■ **Directions for this task**
From the first line of the data down to and including the line with "// FTIR spectra at 0, 10 and 30 min - [wavenumber, a.u.] pairs", copy everything exactly, leaving out pictures.

■ **Collected data**
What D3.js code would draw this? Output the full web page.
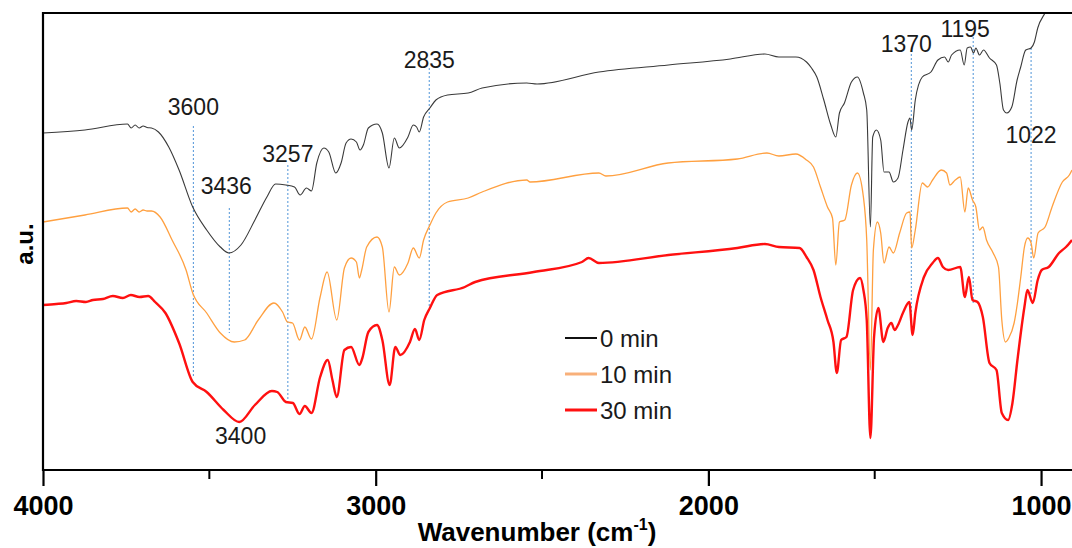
<!DOCTYPE html>
<html>
<head>
<meta charset="utf-8">
<script src="https://cdn.jsdelivr.net/npm/d3@7"></script>
<style>
  html, body { margin: 0; padding: 0; background: #fff; }
  svg { display: block; font-family: "Liberation Sans", Arial, sans-serif; }
</style>
</head>
<body>
<svg id="irChart" width="1072" height="548"></svg>
<script>
// FTIR spectra at 0, 10 and 30 min - [wavenumber, a.u.] pairs

const spec0 = [
  [4000,337],[3874,340],[3746,346],[3735,342],[3723,345],[3711,342],[3699,344],[3687,342.5],
  [3674,342],[3653,338],[3622,323],[3591,300],[3550,263],[3508,240],[3467,223],[3441,217],
  [3405,225],[3363,250],[3327,273],[3301,286],[3270,285],[3244,283],[3227,275],[3208,282],
  [3193,279],[3177,307],[3156,322],[3141,318],[3120,297],[3104,307],[3089,327],[3074,331],
  [3058,328],[3047,320],[3037,325],[3022,342],[2996,346],[2980,337],[2960,302],[2944,332],
  [2929,322],[2903,333],[2887,345],[2877,343],[2869,338],[2856,353],[2837,362],[2819,370],
  [2784,375],[2722,377],[2680,382],[2546,387],[2515,386],[2329,398],[2120,405],[1934,411],
  [1830,416],[1788,413],[1737,413],[1705,408],[1690,402],[1674,393],[1653,370],[1632,345],
  [1617,333],[1606,357],[1591,367],[1570,388],[1552,393],[1534,377],[1524,360],[1513,243],
  [1506,333],[1495,340],[1482,330],[1472,298],[1457,298],[1444,288],[1430,292],[1415,320],
  [1400,348],[1394,352],[1389,340],[1378,370],[1357,393],[1331,398],[1310,410],[1290,413],
  [1279,408],[1269,415],[1243,420],[1231,405],[1222,422],[1212,423],[1203,417],[1196,422],
  [1185,415],[1173,420],[1155,412],[1134,405],[1124,387],[1113,360],[1103,357],[1088,363],
  [1072,390],[1062,402],[1046,420],[1030,422],[1020,428],[1010,442],[988,457],[950,480],[907,500]
];

const spec10 = [
  [4000,248],[3874,255],[3746,262],[3735,258],[3723,261],[3711,258],[3699,260],[3687,259],
  [3674,259],[3648,253],[3612,230],[3570,200],[3550,177],[3508,157],[3467,137],[3425,128],
  [3394,130],[3353,150],[3306,167],[3280,158],[3265,148],[3250,147],[3229,130],[3213,143],
  [3193,131],[3167,173],[3146,198],[3117,150],[3094,202],[3074,212],[3058,208],[3049,192],
  [3042,200],[3027,223],[2996,233],[2980,223],[2960,158],[2944,203],[2929,195],[2903,207],
  [2887,222],[2869,212],[2856,230],[2837,245],[2819,257],[2784,268],[2722,272],[2680,278],
  [2546,290],[2536,288],[2329,297],[2308,294],[2121,307],[1913,311],[1824,317],[1788,314],
  [1737,316],[1705,310],[1684,303],[1663,283],[1642,263],[1627,252],[1617,205],[1606,248],
  [1590,250],[1570,285],[1552,297],[1534,273],[1524,230],[1513,100],[1504,220],[1492,248],
  [1482,237],[1472,207],[1457,223],[1444,217],[1425,237],[1404,257],[1394,258],[1389,222],
  [1378,240],[1357,287],[1341,283],[1326,290],[1300,300],[1284,297],[1274,285],[1258,290],
  [1243,293],[1229,258],[1219,282],[1206,270],[1196,263],[1185,240],[1175,243],[1164,230],
  [1144,217],[1128,203],[1118,150],[1107,128],[1097,132],[1081,147],[1071,167],[1061,193],
  [1050,223],[1040,232],[1030,227],[1022,212],[1009,237],[988,243],[967,263],[936,288],
  [915,295],[907,300]
];

const spec30 = [
  [4000,165],[3960,166],[3930,167],[3900,169],[3871,168],[3850,170],[3820,171],[3790,174],
  [3760,172],[3736,175],[3710,173],[3684,174],[3663,168],[3632,157],
  [3591,127],[3550,88],[3508,78],[3457,60],[3410,48],[3363,65],[3312,79],[3296,78],
  [3270,68],[3249,67],[3229,56],[3213,64],[3193,57],[3167,93],[3144,110],[3130,90],
  [3117,73],[3094,120],[3074,123],[3049,105],[3040,112],[3022,138],[2996,145],[2980,130],
  [2958,85],[2941,123],[2926,115],[2897,128],[2882,141],[2869,130],[2854,150],[2837,162],
  [2815,175],[2732,183],[2701,188],[2525,198],[2380,208],[2360,212],[2329,207],[2120,215],
  [1913,222],[1830,226],[1788,223],[1726,222],[1705,213],[1684,200],[1663,173],[1642,150],
  [1624,128],[1614,97],[1601,130],[1585,133],[1565,180],[1544,192],[1534,180],[1524,150],
  [1513,32],[1502,133],[1489,162],[1474,128],[1461,142],[1450,147],[1440,140],[1430,145],
  [1414,158],[1396,168],[1386,135],[1378,157],[1352,193],[1326,207],[1310,212],[1295,203],
  [1279,200],[1243,203],[1229,173],[1217,193],[1206,170],[1191,168],[1175,153],[1155,107],
  [1134,100],[1118,57],[1099,50],[1086,67],[1071,110],[1050,163],[1041,180],[1025,167],
  [1010,190],[998,200],[977,203],[946,217],[925,223],[907,230]
];

const seriesNames = ['0 min', '10 min', '30 min'];
const seriesColors = ['#3a3a3a', '#ffa040', '#ff1010'];
const legendColors = ['#111111', '#f8b07a', '#ff1010'];
const seriesWidths = [1.1, 1.3, 2.4];

// marked bands: label text, wavenumber where the dashed line stands, line top / bottom (a.u.)
const peakLabels = ['3600', '3436', '3257', '2835', '1370', '1195', '1022'];
const peakPos = [3548, 3440, 3264, 2839, 1390, 1204, 1030];
const peakTop = [344, 262, 305, 402, 420, 433, 422];
const peakBottom = [92, 137, 70, 162, 147, 167, 175];
const extraLabel = ['3400', 3406];

const xTicks = [4000, 3000, 2000, 1000];
const xMinorTicks = [3500, 2500, 1500];

const svg = d3.select('#irChart');
const plotLeft = 43, plotRight = 1072, plotTop = 13, plotBottom = 470;

const xScale = d3.scaleLinear().domain([4000, 907]).range([plotLeft, plotRight]);
const yScale = d3.scaleLinear().domain([0, 457]).range([plotBottom, plotTop]);

svg.append('defs').append('clipPath').attr('id', 'plotClip')
  .append('rect')
    .attr('x', plotLeft).attr('y', plotTop)
    .attr('width', plotRight - plotLeft).attr('height', plotBottom - plotTop);

//dashed marker lines
svg.append('g').selectAll('line')
  .data(peakPos)
  .enter()
  .append('line')
    .attr('x1', d => xScale(d))
    .attr('x2', d => xScale(d))
    .attr('y1', (d, i) => yScale(peakTop[i]))
    .attr('y2', (d, i) => yScale(peakBottom[i]))
    .attr('stroke', '#4f94d8')
    .attr('stroke-width', 1)
    .attr('stroke-dasharray', '2,2');

//spectra
const line = d3.line()
  .x(d => xScale(d[0]))
  .y(d => yScale(d[1]))
  .curve(d3.curveMonotoneX);

const plot = svg.append('g').attr('clip-path', 'url(#plotClip)');
[spec0, spec10, spec30].forEach(function(spec, i) {
  plot.append('path')
    .datum(spec)
    .attr('fill', 'none')
    .attr('stroke', seriesColors[i])
    .attr('stroke-width', seriesWidths[i])
    .attr('stroke-linejoin', 'round')
    .attr('d', line);
});

//band labels
const labelY = [115, 194, 162, 68, 52, 37, 143];
const labelShift = [0, -3, 0, 0, -5, -8, 0];
svg.append('g').selectAll('text')
  .data(peakLabels)
  .enter()
  .append('text')
    .attr('x', (d, i) => xScale(peakPos[i]) + labelShift[i])
    .attr('y', (d, i) => labelY[i])
    .attr('text-anchor', 'middle')
    .attr('font-size', '23px')
    .attr('fill', '#1a1a1a')
    .text(d => d);

svg.append('text')
  .attr('x', xScale(extraLabel[1]))
  .attr('y', 444)
  .attr('text-anchor', 'middle')
  .attr('font-size', '23px')
  .attr('fill', '#1a1a1a')
  .text(extraLabel[0]);

//axes
const xAxis = svg.append('g')
  .attr('transform', `translate(0, ${plotBottom})`)
  .call(d3.axisBottom(xScale).tickValues(xTicks).tickSize(16).tickFormat(d3.format('d')));
xAxis.select('.domain').attr('stroke', '#000').attr('stroke-width', 2.2).attr('d', `M${plotLeft},0H${plotRight}`);
xAxis.selectAll('.tick line').attr('stroke', '#000').attr('stroke-width', 2.2);
xAxis.selectAll('.tick text')
  .attr('y', 26)
  .attr('font-size', '27px')
  .attr('font-weight', 'bold')
  .attr('font-family', '"Liberation Sans", Arial, sans-serif')
  .attr('fill', '#000');

svg.append('g').selectAll('line')
  .data(xMinorTicks)
  .enter()
  .append('line')
    .attr('x1', d => xScale(d)).attr('x2', d => xScale(d))
    .attr('y1', plotBottom).attr('y2', plotBottom + 9)
    .attr('stroke', '#000').attr('stroke-width', 2);

svg.append('line')
  .attr('x1', plotLeft).attr('x2', plotLeft)
  .attr('y1', plotTop - 1).attr('y2', plotBottom + 1)
  .attr('stroke', '#000').attr('stroke-width', 2.2);

svg.append('line')
  .attr('x1', plotLeft).attr('x2', plotRight)
  .attr('y1', plotTop).attr('y2', plotTop)
  .attr('stroke', '#000').attr('stroke-width', 2.2);

//axis titles
const xTitle = svg.append('text')
  .attr('x', 537)
  .attr('y', 541)
  .attr('text-anchor', 'middle')
  .attr('font-size', '26px')
  .attr('font-weight', 'bold')
  .attr('fill', '#000');
xTitle.append('tspan').text('Wavenumber (cm');
xTitle.append('tspan').attr('font-size', '16px').attr('dy', -11).text('-1');
xTitle.append('tspan').attr('dy', 11).text(')');

svg.append('text')
  .attr('transform', 'translate(33, 244) rotate(-90)')
  .attr('text-anchor', 'middle')
  .attr('font-size', '24px')
  .attr('font-weight', 'bold')
  .attr('fill', '#000')
  .text('a.u.');

//legend
const legend = svg.append('g');
const legendY = [338, 374, 410];
seriesNames.forEach(function(name, i) {
  legend.append('line')
    .attr('x1', 565).attr('x2', 597)
    .attr('y1', legendY[i]).attr('y2', legendY[i])
    .attr('stroke', legendColors[i])
    .attr('stroke-width', i == 0 ? 2 : 3);
  legend.append('text')
    .attr('x', 600)
    .attr('y', legendY[i] + 9)
    .attr('font-size', '24px')
    .attr('fill', '#1a1a1a')
    .text(name);
});
</script>
</body>
</html>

■ **Result below**
What D3.js code would draw this? Output the full web page.
<!DOCTYPE html>
<html>
<head>
<meta charset="utf-8">
<script src="https://cdn.jsdelivr.net/npm/d3@7"></script>
<style>
  html, body { margin: 0; padding: 0; background: #fff; }
  svg { display: block; font-family: "Liberation Sans", Arial, sans-serif; }
</style>
</head>
<body>
<svg id="irChart" width="1072" height="548"></svg>
<script>
// FTIR spectra at 0, 10 and 30 min - [wavenumber, a.u.] pairs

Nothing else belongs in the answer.